Example form: "You will receive $FV$ in $n$ years with discount rate $i$; what is PV?"
- PV = \dfrac{FV}{(1+i)^n}
If you know the future cash flow and the discount rate, PV will be less than FV (assuming i>0).
Example structure you might see: PV of $7000 in 4 years at 6% annual, monthly compounding:
- PV = \dfrac{7000}{\left(1 + \dfrac{0.06}{12}\right)^{4 \cdot 12}}

Sign convention matters for problem setup:
- Cash outflow (investing today) often treated as negative; inflows positive.
- If you enter today’s investment as a negative cash flow, future inflows should be positive.
If a calculator shows an error, check the sign conventions first, not the concept.
Calculator settings:
- Consistency of periods per year matters if you switch between annual, monthly, etc.
- You can adjust periods per year, but you must re-enter for each example if you change the compounding basis.

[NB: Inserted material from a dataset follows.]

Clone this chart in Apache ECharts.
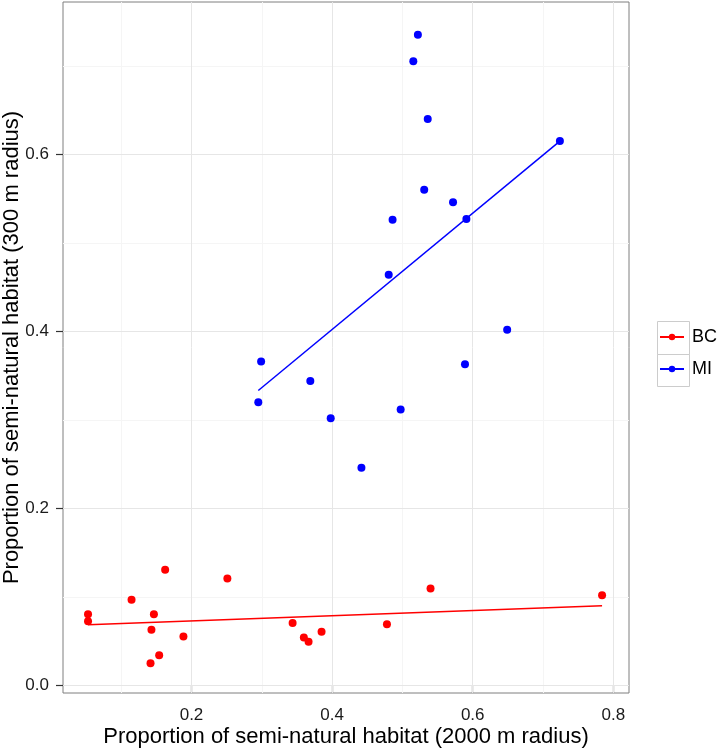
<!DOCTYPE html>
<html>
<head>
<meta charset="utf-8">
<script src="https://cdn.jsdelivr.net/npm/echarts@6/dist/echarts.min.js"></script>
<style>
html,body{margin:0;padding:0;background:#fff;}
#chart{width:718px;height:750px;}
</style>
</head>
<body>
<div id="chart"></div>
<script>
// ---- data ----
const groups = ['BC', 'MI'];
const xTicks = [0.2, 0.4, 0.6, 0.8];
const yTicks = [0.0, 0.2, 0.4, 0.6];
const xMinor = [0.1, 0.3, 0.5, 0.7];
const yMinor = [0.1, 0.3, 0.5, 0.7];

const bcX = [0.0528, 0.0528, 0.1147, 0.1625, 0.1465, 0.1430, 0.1885, 0.1540, 0.1417, 0.2510, 0.3438, 0.3598, 0.3665, 0.3850, 0.4780, 0.5400, 0.7840];
const bcY = [0.0808, 0.0729, 0.0970, 0.1310, 0.0808, 0.0632, 0.0556, 0.0345, 0.0255, 0.1210, 0.0707, 0.0545, 0.0497, 0.0610, 0.0695, 0.1098, 0.1023];

const miX = [0.5220, 0.5155, 0.5360, 0.7240, 0.5310, 0.5720, 0.4860, 0.5910, 0.4805, 0.6490, 0.5890, 0.3690, 0.3980, 0.4975, 0.2990, 0.2950, 0.4417];
const miY = [0.7350, 0.7050, 0.6400, 0.6150, 0.5600, 0.5460, 0.5260, 0.5270, 0.4640, 0.4020, 0.3630, 0.3440, 0.3020, 0.3120, 0.3660, 0.3200, 0.2460];

const bcFitX = [0.0528, 0.7840];
const bcFitY = [0.0688, 0.0903];
const miFitX = [0.2950, 0.7240];
const miFitY = [0.3333, 0.6150];

const colors = {BC: '#ff0000', MI: '#0000ff'};

function pairs(xs, ys) { return xs.map((x, i) => [x, ys[i]]); }

const chart = echarts.init(document.getElementById('chart'), null, {renderer: 'canvas'});

const FONT = '"Liberation Sans", Arial, Helvetica, sans-serif';

const minorStyle = {color: '#f5f5f5', width: 1, type: 'solid'};
const majorStyle = {color: '#e6e6e6', width: 1, type: 'solid'};
const gridLines = [];
xMinor.forEach(v => gridLines.push({xAxis: v, lineStyle: minorStyle}));
yMinor.forEach(v => gridLines.push({yAxis: v, lineStyle: minorStyle}));
xTicks.forEach(v => gridLines.push({xAxis: v, lineStyle: majorStyle}));
yTicks.forEach(v => gridLines.push({yAxis: v, lineStyle: majorStyle}));

const option = {
  animation: false,
  backgroundColor: '#ffffff',
  grid: {
    left: 63, top: 2, width: 566, height: 691,
    outerBoundsMode: 'none', containLabel: false,
    show: true, borderColor: '#7f7f7f', borderWidth: 1, backgroundColor: '#ffffff'
  },
  xAxis: {
    type: 'value', min: 0.0172, max: 0.8223,
    name: 'Proportion of semi-natural habitat (2000 m radius)',
    nameLocation: 'middle', nameGap: 33, nameMoveOverlap: false,
    nameTextStyle: {fontFamily: FONT, fontSize: 22, color: '#000'},
    axisLine: {show: false},
    axisTick: {show: true, length: 7, customValues: xTicks, lineStyle: {color: '#333', width: 1.2}},
    axisLabel: {customValues: xTicks, margin: 14, fontFamily: FONT, fontSize: 17, color: '#1a1a1a',
                formatter: v => v.toFixed(1)},
    splitLine: {show: false}
  },
  yAxis: {
    type: 'value', min: -0.0082, max: 0.772,
    name: 'Proportion of semi-natural habitat (300 m radius)',
    nameLocation: 'middle', nameGap: 40, nameMoveOverlap: false,
    nameTextStyle: {fontFamily: FONT, fontSize: 22, color: '#000'},
    axisLine: {show: false},
    axisTick: {show: true, length: 7, customValues: yTicks, lineStyle: {color: '#333', width: 1.2}},
    axisLabel: {customValues: yTicks, margin: 14, fontFamily: FONT, fontSize: 17, color: '#1a1a1a',
                formatter: v => v.toFixed(1)},
    splitLine: {show: false}
  },
  legend: {
    orient: 'vertical', left: 659, top: 327, padding: 0,
    data: groups,
    itemWidth: 24, itemHeight: 8, itemGap: 12,
    textStyle: {fontFamily: FONT, fontSize: 18, color: '#000', lineHeight: 20, padding: [0, 0, 0, 3]},
    selectedMode: false
  },
  graphic: [
    {type: 'rect', left: 655, top: 319, shape: {width: 32, height: 33}, style: {fill: 'none', stroke: '#cccccc', lineWidth: 1}, z: 0},
    {type: 'rect', left: 655, top: 352, shape: {width: 32, height: 32}, style: {fill: 'none', stroke: '#cccccc', lineWidth: 1}, z: 0}
  ],
  series: [
    {
      type: 'line', name: '_grid', data: [], z: 1, silent: true,
      markLine: {silent: true, z: 1, symbol: ['none', 'none'], label: {show: false}, animation: false, data: gridLines}
    },
    {
      type: 'line', name: 'BC', data: pairs(bcFitX, bcFitY), z: 6,
      symbol: 'circle', showSymbol: false, symbolSize: 8,
      lineStyle: {color: colors.BC, width: 1.5}, itemStyle: {color: colors.BC}
    },
    {
      type: 'line', name: 'MI', data: pairs(miFitX, miFitY), z: 6,
      symbol: 'circle', showSymbol: false, symbolSize: 8,
      lineStyle: {color: colors.MI, width: 1.5}, itemStyle: {color: colors.MI}
    },
    {
      type: 'scatter', name: 'BC', data: pairs(bcX, bcY), z: 8,
      symbol: 'circle', symbolSize: 8, itemStyle: {color: colors.BC, opacity: 1}
    },
    {
      type: 'scatter', name: 'MI', data: pairs(miX, miY), z: 8,
      symbol: 'circle', symbolSize: 8, itemStyle: {color: colors.MI, opacity: 1}
    }
  ]
};
chart.setOption(option);
</script>
</body>
</html>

If you know PV, FV, and time, solve for the rate r in:
- FV = PV \cdot (1+r)^n \quad \Rightarrow \quad r = \left(\dfrac{FV}{PV}\right)^{1/n} - 1
Annualization: if n is years, the result is the annualized return.
Example idea: if you spend $PV$ today and in $n$ years you have $FV$, the implied return is given by the formula above.

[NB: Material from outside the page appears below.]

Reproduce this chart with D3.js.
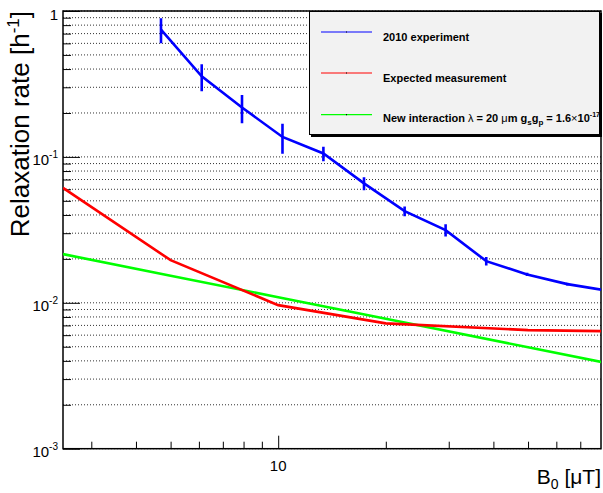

The discount rate reflects required return given risk; higher risk implies higher required return and higher discount rate.
For firms evaluating projects, the discount rate is tied to cost of capital (e.g., WACC).
Market terms: the discount rate can be the market-required return for a project or investment.

So far: we’ve focused on lump-sum cash flows (single future cash flow).
Next steps in this course: discounting multiple cash flows (annuities, streams), and capital budgeting decisions.
Tools: formula, financial calculator, Excel, or websites; AI tools can assist but you should know the underlying method.

PV decreases as i increases (for the same FV and n).
PV decreases with more frequent compounding if not adjusted (i and n must reflect periods).
Always confirm sign conventions before solving; this is a common exam pitfall.
Distinguish between discount rate (used to find PV) and interest rate (earned on funds); in many contexts they are synonyms.
When you see a future value problem, identify: FV, n, i, and solve for PV; or if solving for r, use the implied-rate formula above.